The widespread embracing of new technology suggests that quality improvement will have to be a distributed function within the health system. Every service line will need to evaluate how to become more customer-friendly, more accessible from a consumer’s point of view. And the service line probably will need to know how to involve the consumer more in the decision-making process, because that’s part of what consumers want.
Q. Are the definitions of quality of care and quality of service going to change?
A. Increased consumer involvement could change the definitions, but I think the two will also become more intertwined.
Q. Could you describe a health care package containing high-quality service as well as care?
A. Here’s one example: The protocols we have now, to a great degree, are clinical diagnostic protocols. They say, "We’ll take this step, then this step, then this step."

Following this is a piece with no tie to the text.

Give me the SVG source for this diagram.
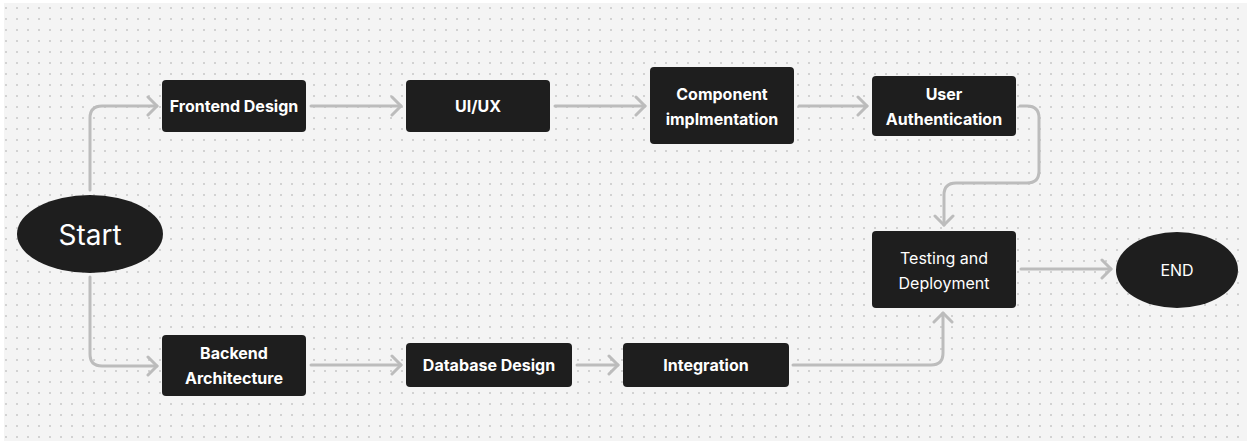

I have to believe that the protocols of the future are also going to identify, and put in place, points at which the consumer is given more choices. Most of us who have protocols are basically measuring the degree to which we follow them. But there’s more to it than that.
The quality-malpractice claim connection
The company and its subsidiaries with which I’m associated have a 12-year study of the causes of medical malpractice claims. It’s an empirical study that looks at past claims and how they correlate with decision-making processes. Those data suggest to us that, in addition to the clinical protocol, there are a number of factors that play a key role in providing a higher probability of good outcomes.
I think the outcome measures of the future are going to combine that sort of empirically-based analysis with clinical protocols and patient satisfaction information. They will analyze those pieces of information together. Our studies have done something else, also. In several instances, we’ve looked at the patient record. We started with the emergency room. We looked at the records from three perspectives:
1. legal and regulatory compliance;
We’ve learned from this process we call "trialysis," that when you have a potential outcomes-related (malpractice) exposure, it’s amazing how often you also have a compliance problem and a utilization review problem. All three tend to occur together. It suggests that when we identify outcomes issues, we’re likely to find the other three as well.
Q. Where does patient satisfaction figure in?
A. We’re about to correlate patient satisfaction with that. I’m assuming it will correlate as well, but I can’t prove it yet.